Por su parte, el presidente ecuatoriano, Rafael Correa, anunció que la iniciativa del Banco del Sur era el primer paso para la creación de una moneda común para la región, que permitiría una mayor relación económica entre los países miembros y una posición internacional más sólida e independiente. Precisamente, ese es uno de los principales objetivos.
Por último, tal vez como colofón de todos estos pasos, todavía incompletos, Chávez propuso el cambio de nombre del que les hablaba al comienzo de este artículo: la Unión de Naciones Suramericanas (UNASUR), cuya Secretaría Permanente estará en Quito, Ecuador.

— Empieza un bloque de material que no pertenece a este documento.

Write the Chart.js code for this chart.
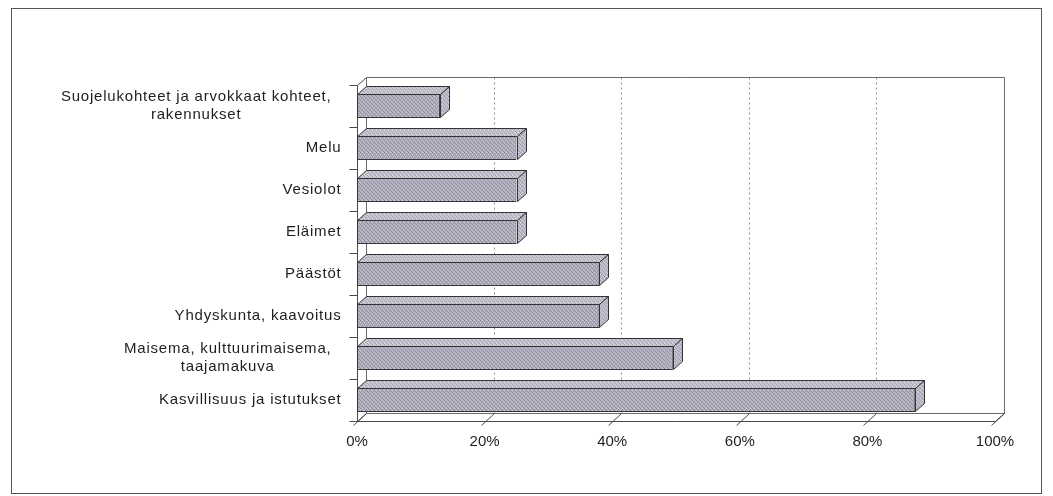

Es obvio que si se logra la total integración energética, si crea una interrelación y complementación entre las economías, las naciones y los pueblos, si se logra que todos estén de acuerdo en usar una moneda común, y se establece el Parlamento Suramericano, la unión sería un hecho casi consumado. Quedarían como escollos para la total unidad las fronteras de cada estado y, desde luego, los gobiernos.

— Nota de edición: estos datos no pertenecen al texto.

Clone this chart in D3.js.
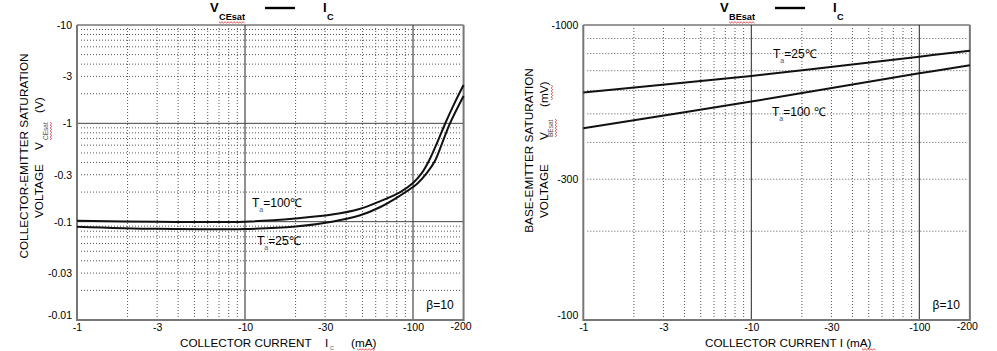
<!DOCTYPE html>
<html>
<head>
<meta charset="utf-8">
<script src="https://cdn.jsdelivr.net/npm/d3@7"></script>
<style>
  body { margin: 0; background: #fff; }
  svg { display: block; font-family: Arial, "Liberation Sans", sans-serif; }
</style>
</head>
<body>
<svg id="chart" width="997" height="351"></svg>
<script>
// tick labels (magnitudes, drawn with a minus sign)
const currentTicks = [1, 3, 10, 30, 100, 200];
const vceTicks = [10, 3, 1, 0.3, 0.1, 0.03, 0.01];
const vbeTicks = [1000, 300, 100];

// VCE(sat) - IC, beta = 10  (IC in mA, VCE in V)
const vceIc100 = [1, 3, 10, 20, 33, 48, 64, 84, 100, 113, 126, 139, 155, 175, 200];
const vce100 = [0.102, 0.0997, 0.0999, 0.1077, 0.118, 0.1346, 0.162, 0.2, 0.247, 0.313, 0.434, 0.631, 0.985, 1.55, 2.45];
const vceIc25 = [1, 3, 10, 20, 33, 48, 64, 84, 100, 107, 121, 135, 149, 166, 200];
const vce25 = [0.089, 0.0846, 0.0842, 0.0893, 0.1, 0.1155, 0.141, 0.1845, 0.225, 0.247, 0.313, 0.414, 0.626, 1.0, 1.9];

// VBE(sat) - IC  (IC in mA, VBE in mV)
const vbeIc = [1, 10, 100, 200];
const vbe25 = [591, 672, 781, 818];
const vbe100 = [447, 550, 686, 730];

const svg = d3.select("#chart");
const decade = 168; // px per decade on the current axis
const isDecade = (v) => Math.abs(Math.log10(v) - Math.round(Math.log10(v))) < 1e-9;

// red spell-check squiggle under a stretch of text (local coords)
function squiggle(g, x1, x2, y) {
  const pts = [];
  for (let x = x1, i = 0; x <= x2; x += 1.5, i++) pts.push([x, y + (i % 2 ? 1 : -0.2)]);
  g.append("path")
    .attr("d", d3.line()(pts))
    .attr("fill", "none")
    .attr("stroke", "#e02020")
    .attr("stroke-width", 0.8);
}

function panel(opt) {
  const g = svg.append("g");
  const x = d3.scaleLog().domain([1, 200]).range([opt.left, opt.left + decade * Math.log10(200)]);
  const y = d3.scaleLog().domain(opt.yDomain).range([320, 25]);
  const [x0, x1] = x.range();
  const [yb, yt] = y.range();

  // minor dotted grid
  const minorX = x.ticks().filter((v) => v > 1 && v < 200 && !isDecade(v));
  const minorY = y.ticks().filter((v) => v > opt.yDomain[0] && v < opt.yDomain[1] && !isDecade(v));
  g.append("g")
    .selectAll("line")
    .data(minorX)
    .join("line")
    .attr("x1", (d) => x(d)).attr("x2", (d) => x(d))
    .attr("y1", yt + 3).attr("y2", yb)
    .attr("stroke", "#555")
    .attr("stroke-dasharray", "1,2");
  g.append("g")
    .selectAll("line")
    .data(minorY)
    .join("line")
    .attr("x1", x0 + 4).attr("x2", x1 - 2)
    .attr("y1", (d) => y(d)).attr("y2", (d) => y(d))
    .attr("stroke", "#555")
    .attr("stroke-dasharray", "1,2");

  // solid decade lines
  g.append("g")
    .selectAll("line")
    .data(x.ticks().filter((v) => v > 1 && v < 200 && isDecade(v)))
    .join("line")
    .attr("x1", (d) => x(d)).attr("x2", (d) => x(d))
    .attr("y1", yt).attr("y2", yb)
    .attr("stroke", "#222");
  g.append("g")
    .selectAll("line")
    .data(y.ticks().filter((v) => v > opt.yDomain[0] && v < opt.yDomain[1] && isDecade(v)))
    .join("line")
    .attr("x1", x0).attr("x2", x1)
    .attr("y1", (d) => y(d)).attr("y2", (d) => y(d))
    .attr("stroke", "#444");

  // frame
  g.append("line").attr("x1", x0).attr("x2", x1).attr("y1", yt).attr("y2", yt).attr("stroke", "#333");
  g.append("path")
    .attr("d", `M${x0},${yt}V${yb}H${x1}V${yt}`)
    .attr("fill", "none")
    .attr("stroke", "#777")
    .attr("stroke-width", 2);

  // curves
  const line = d3.line().x((d) => x(d[0])).y((d) => y(d[1])).curve(d3.curveCatmullRom.alpha(0.5));
  opt.series.forEach((s) => {
    g.append("path")
      .datum(d3.zip(s.ic, s.v))
      .attr("d", line)
      .attr("fill", "none")
      .attr("stroke", "#111")
      .attr("stroke-width", 2);
  });

  // axes
  g.append("g")
    .attr("transform", `translate(${x0 - 3},0)`)
    .call(d3.axisLeft(y).tickValues(opt.yTicks).tickFormat((d) => "-" + d).tickSize(0).tickPadding(2))
    .call((a) => a.select(".domain").remove())
    .selectAll("text")
    .attr("font-size", 10.5)
    .attr("font-family", "Arial, 'Liberation Sans', sans-serif")
    .attr("fill", "#000")
    .attr("dy", (d) => (d === opt.yDomain[0] ? "-0.1em" : "0.32em"));
  g.append("g")
    .attr("transform", `translate(0,${yb})`)
    .call(d3.axisBottom(x).tickValues(currentTicks).tickFormat((d) => "-" + d).tickSize(0).tickPadding(4))
    .call((a) => a.select(".domain").remove())
    .selectAll("text")
    .attr("font-size", 10.5)
    .attr("font-family", "Arial, 'Liberation Sans', sans-serif")
    .attr("fill", "#000")
    .attr("dx", (d) => (d === 200 ? -3 : 0))
    .attr("dy", (d) => (d === 200 ? "0.6em" : "0.71em"));

  // beta note
  g.append("text")
    .attr("x", x1 - 10).attr("y", yb - 11)
    .attr("text-anchor", "end")
    .attr("font-size", 12)
    .text("β=10");

  // curve labels
  opt.labels.forEach((l) => {
    const t = g.append("text").attr("x", l.x).attr("y", l.y).attr("font-size", 12);
    t.append("tspan").text("T");
    t.append("tspan").attr("font-size", 7).attr("fill", "#4a5a7a").attr("dy", 5).text("a");
    t.append("tspan").attr("dy", -5).text(l.text);
  });

  // title
  const tt = g.append("g").attr("font-weight", "bold");
  tt.append("text").attr("x", opt.titleX).attr("y", 12).attr("font-size", 13).text("V");
  tt.append("text").attr("x", opt.titleX + 9).attr("y", 19.5).attr("font-size", 9.2).text(opt.sub);
  squiggle(tt, opt.titleX + 9, opt.titleX + 35, 22);
  tt.append("line")
    .attr("x1", opt.titleX + 55).attr("x2", opt.titleX + 85)
    .attr("y1", 8).attr("y2", 8)
    .attr("stroke", "#000").attr("stroke-width", 2.4);
  tt.append("text").attr("x", opt.titleX + 113).attr("y", 12).attr("font-size", 13).text("I");
  tt.append("text").attr("x", opt.titleX + 117).attr("y", 19.5).attr("font-size", 9.2).text("C");

  return g;
}

// ---------- left panel ----------
const left = panel({
  left: 77,
  yDomain: [0.01, 10],
  yTicks: vceTicks,
  series: [
    { ic: vceIc100, v: vce100 },
    { ic: vceIc25, v: vce25 },
  ],
  labels: [
    { x: 252, y: 207, text: "=100℃" },
    { x: 257, y: 245, text: "=25℃" },
  ],
  titleX: 210,
  sub: "CEsat",
});

// y title
left.append("text")
  .attr("transform", "translate(28,156) rotate(-90)")
  .attr("text-anchor", "middle")
  .attr("font-size", 11.8)
  .text("COLLECTOR-EMITTER SATURATION");
const ly = left.append("g").attr("transform", "translate(43,0) rotate(-90)").attr("font-size", 11.8);
ly.append("text").attr("x", -218).text("VOLTAGE");
ly.append("text").attr("x", -150).text("V");
ly.append("text").attr("x", -140).attr("y", 5).attr("font-size", 6.5).attr("fill", "#555").text("CEsat");
squiggle(ly, -140, -121, 7.5);
ly.append("text").attr("x", -113).text("(V)");

// x title
const lx = left.append("g").attr("font-size", 11.7);
lx.append("text").attr("x", 180).attr("y", 347).text("COLLECTOR CURRENT");
lx.append("text").attr("x", 325).attr("y", 347).text("I");
lx.append("text").attr("x", 330).attr("y", 350).attr("font-size", 5.5).attr("fill", "#555").text("C");
lx.append("text").attr("x", 351).attr("y", 347).text("(mA)");
squiggle(lx, 357, 376, 349);

// ---------- right panel ----------
const right = panel({
  left: 583.3,
  yDomain: [100, 1000],
  yTicks: vbeTicks,
  series: [
    { ic: vbeIc, v: vbe25 },
    { ic: vbeIc, v: vbe100 },
  ],
  labels: [
    { x: 773, y: 58, text: "=25℃" },
    { x: 772, y: 116, text: "=100 ℃" },
  ],
  titleX: 720,
  sub: "BEsat",
});

right.append("text")
  .attr("transform", "translate(533,150.5) rotate(-90)")
  .attr("text-anchor", "middle")
  .attr("font-size", 11.8)
  .text("BASE-EMITTER SATURATION");
const ry = right.append("g").attr("transform", "translate(548,0) rotate(-90)").attr("font-size", 11.8);
ry.append("text").attr("x", -218).text("VOLTAGE");
ry.append("text").attr("x", -140).text("V");
ry.append("text").attr("x", -137).attr("y", 5).attr("font-size", 6.5).attr("fill", "#555").text("BEsat");
squiggle(ry, -137, -119, 7.5);
ry.append("text").attr("x", -107).text("(mV)");
squiggle(ry, -100, -84, 3.5);

const rx = right.append("g").attr("font-size", 11.7);
rx.append("text").attr("x", 705).attr("y", 347).text("COLLECTOR CURRENT I  (mA)");
squiggle(rx, 862, 876, 349);
</script>
</body>
</html>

Pero, como les decía al principio, son muchos los intereses que se oponen a esta unidad, incluso a sus pasos menos complicados y beneficiosos para todos, y está por ver si la voluntad política de los gobernantes alcanza para enfrentar ese reto. Todos aceptaron el cambio de nombre, pero, hubo actitudes disímiles.
Desde los mandatarios que no asistieron a la Cumbre con diferentes pretextos, como los presidentes de Perú y Uruguay, hasta los que, sabemos, están imposibilitados, no quieren o carecen de la voluntad política para marchar por el camino de la total integración. Esos aspiran a obtener la mayor cantidad de beneficios posibles, sin el compromiso que conlleva la unión, como sucede con Chile y Paraguay. En cuanto a Brasil, no quisiera decirlo, Lula sigue en su laberinto.
De todos modos –y pudiera parecer puro optimismo–, me da la impresión de que nos hallamos ante un proceso indetenible, en el que los gobiernos que no se sumen pudieran ser sobrepasados por la realidad. A pesar de todo lo que lo impide, a pesar de la falta de voluntad política de algunos gobernantes, la integración regional es una necesidad histórica impostergable, y la necesidad histórica tarde o temprano, de un modo o de otro, se impone.